Tim Keller says the questions we should be asking are, “which system makes the most sense of our experience, of things we know and need to explain? Which one makes the most sense of our social experience and addresses the problems we face? And which of these is the most logically consistent? In short, we need to ask which of these views of reality makes the most sense emotionally, culturally, and rationally.”

How do we find that out?

Some things can only be known by participating with or relating to them not just thinking about them from a distance. The only way to begin finding answers about Christianity is to begin to participate in community.

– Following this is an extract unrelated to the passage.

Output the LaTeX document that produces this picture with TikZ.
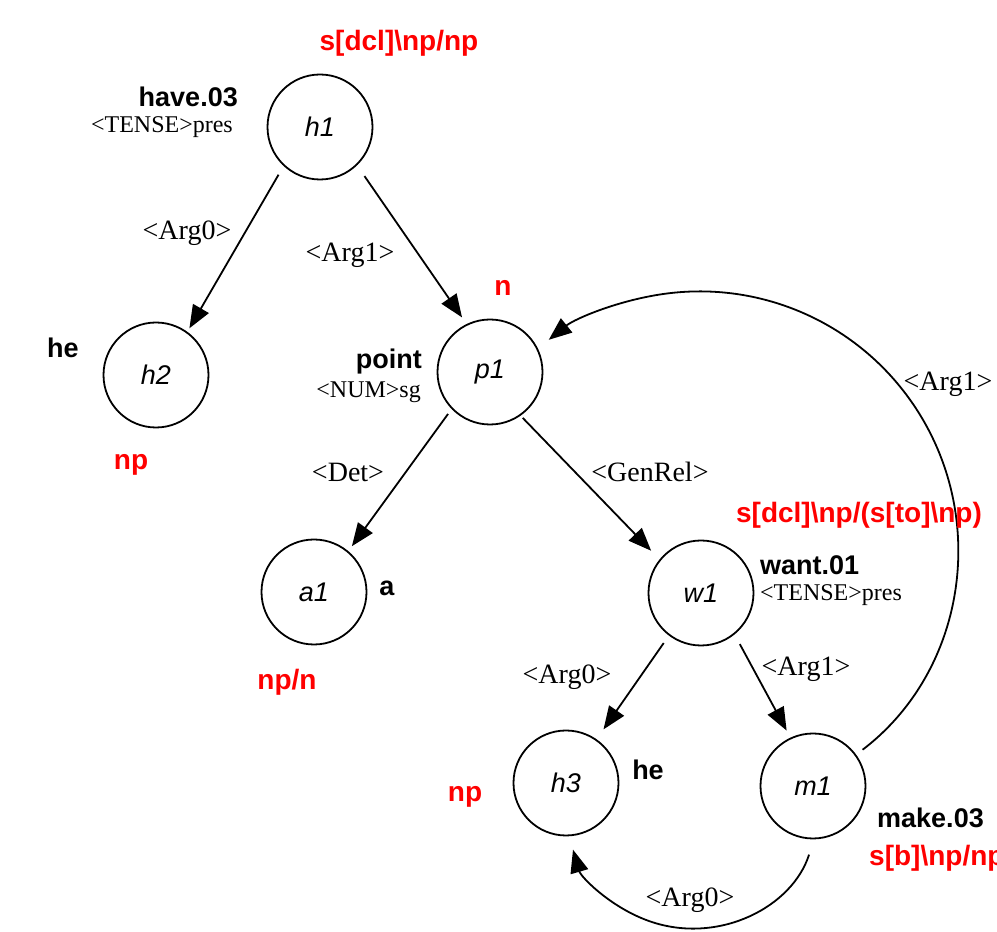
\documentclass[tikz,border=0pt]{standalone}
\usepackage{fontspec}
\setmainfont{Liberation Serif}
\setsansfont{Liberation Sans}
\usetikzlibrary{arrows.meta}
\definecolor{catred}{RGB}{255,0,0}

\begin{document}
\begin{tikzpicture}[x=1pt,y=1pt,
  sem/.style={circle, draw, line width=1.8pt, minimum size=105pt, inner sep=0pt,
              font=\sffamily\itshape\fontsize{27}{27}\selectfont},
  edge/.style={line width=1.8pt, -{Triangle[length=23pt,width=18pt]}},
  rel/.style={font=\fontsize{28}{28}\selectfont, inner sep=0pt},
  pred/.style={font=\sffamily\bfseries\fontsize{27}{27}\selectfont, inner sep=0pt},
  attr/.style={font=\fontsize{24}{24}\selectfont, inner sep=0pt},
  cat/.style={font=\sffamily\bfseries\fontsize{28}{28}\selectfont, text=catred, inner sep=0pt}]

\useasboundingbox (0,0) rectangle (997,932);

% semantic nodes
\node[sem] (h1) at (320,805) {h1};
\node[sem] (h2) at (156,557) {h2};
\node[sem] (p1) at (490,560) {p1};
\node[sem] (a1) at (314,340) {a1};
\node[sem] (w1) at (701,339) {w1};
\node[sem] (h3) at (566,149) {h3};
\node[sem] (m1) at (813,146) {m1};

% relations
\draw[edge, shorten <=10pt, shorten >=4pt] (h1.227) -- (h2.54);
\draw[edge, shorten <=13pt, shorten >=8pt] (h1.-46) -- (p1.116);
\draw[edge, shorten <=6pt, shorten >=6pt] (p1.224) -- (a1.50);
\draw[edge, shorten <=3pt, shorten >=12pt] (p1.-55) -- (w1.141);
\draw[edge, shorten <=9pt, shorten >=12pt] (w1.233) -- (h3.55);
\draw[edge, shorten <=11pt, shorten >=8pt] (w1.-51) -- (m1.115);
\draw[edge, shorten <=8pt, shorten >=14pt] (m1.36)
  arc[start angle=-52.7, end angle=128.9, radius=258pt];
\draw[edge, shorten <=16pt, shorten >=14pt] (m1.-89)
  arc[start angle=-17.7, end angle=-163.8, radius=128pt];

% relation labels
\node[rel] (r-h1h2) at (187,699) {<Arg0>};
\node[rel] (r-h1p1) at (350,677) {<Arg1>};
\node[rel] (r-m1p1) at (948,548) {<Arg1>};
\node[rel] (r-p1a1) at (348,460) {<Det>};
\node[rel] (r-p1w1) at (650,460) {<GenRel>};
\node[rel] (r-w1h3) at (567,255) {<Arg0>};
\node[rel] (r-w1m1) at (806,263) {<Arg1>};
\node[rel] (r-m1h3) at (690,32) {<Arg0>};

% predicates and attributes
\node[pred, anchor=east] (l-h1) at (238,835) {have.03};
\node[attr, anchor=east] (t-h1) at (233,805) {<TENSE>pres};
\node[pred] (l-h2) at (63,584) {he};
\node[pred, anchor=east] (l-p1) at (422,570) {point};
\node[attr, anchor=east] (t-p1) at (421,540) {<NUM>sg};
\node[pred] (l-a1) at (387,344) {a};
\node[pred, anchor=west] (l-w1) at (760,367) {want.01};
\node[attr, anchor=west] (t-w1) at (760,337) {<TENSE>pres};
\node[pred] (l-h3) at (648,162) {he};
\node[pred, anchor=west] (l-m1) at (877,114) {make.03};

% categories
\node[cat] (c-h1) at (399,889) {s[dcl]\textbackslash np/np};
\node[cat] (c-h2) at (131,467) {np};
\node[cat] (c-p1) at (503,644) {n};
\node[cat] (c-a1) at (287,250) {np/n};
\node[cat] (c-w1) at (859,417) {s[dcl]\textbackslash np/(s[to]\textbackslash np)};
\node[cat] (c-h3) at (465,135) {np};
\node[cat, anchor=west] (c-m1) at (869,74) {s[b]\textbackslash np/np};
\end{tikzpicture}
\end{document}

Christianity is more than just a message that we can put in a little flyer or memorize and pass along to someone. It involves a community that lives and acts in light of who Christ is and what he has done.

The starting point to faith is starting to get involved with this family. This has always been the way people find faith. This is the way of evangelism. Revivalism has twisted this as if you can find God apart from community.

George Lindbeck among others makes this observation about how Christianity spread in the First Century. He writes:

Pagan converts to the [Christian] mainstream did not, for the most part, first understand the faith and then decide to become Christians; rather, the process was reversed: they first decided and then they understood. More precisely, they were first attracted by the Christian community and form of life... they submitted themselves to prolonged catechetical instruction in which they practiced new modes of behavior and learned the stories of Israel and their fulfillment in Christ. Only after they had acquired proficiency in the alien Christian language and form of life were they deemed able intelligently and responsibly to profess the faith, to be baptized.”

If you are trying to find who to have faith, the answer begins by participating in a faith community. Trying it on, understanding its plausibility, experiencing how its answers line up with reality; in the words of Psalm 34, “Taste and see, the Lord is good.”